Why is Coach succeeding while Gucci struggles?

Three structural factors. First, Coach pricing reflects honest construction cost plus a reasonable margin rather than scarcity-engineered inflation, so the math feels fair to customers. Second, Coach's manufacturing is distributed across Vietnam, Cambodia, the Philippines, and India with no single vendor providing more than ten percent of inventory, giving the brand structural protection against tariff and concentration risk. Third, the brand has been deliberately rebuilt across the past decade around quality and design rather than logo display, which aligns with where consumer preference has now moved.

Does this mean conglomerate luxury is dead?

No.

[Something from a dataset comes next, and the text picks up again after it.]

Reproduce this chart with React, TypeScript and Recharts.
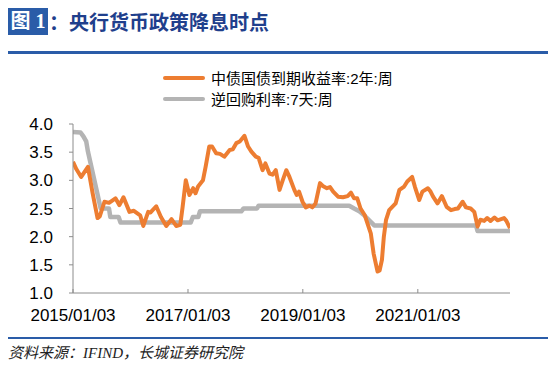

The top end of luxury — Hermes, the quiet-luxury cluster of The Row and Phoebe Philo, the craft-driven houses like Loro Piana and Brunello Cucinelli — continues to grow because it serves a customer who actually wants what those brands deliver. The brands losing share are specifically the mid-tier mega-brands like Gucci, Louis Vuitton, and Burberry, where price increases over the past several years have outpaced any equivalent improvement in product quality. The conglomerate-luxury business model needs to be restructured. It is not, as a category, finished.

What should consumers do with this information?

Recognise that the three-hundred-to-seven-hundred-dollar accessible-luxury tier is, currently, one of the best places in the entire handbag market to spend money. The construction quality is genuinely good. The supply chains are honestly described. The pricing reflects real economics rather than marketing-driven scarcity. The bags retain value reasonably well in the secondary market. The customer who shops this tier is, on the math, getting most of what the conglomerate-luxury customer gets for roughly one-fifth of the price.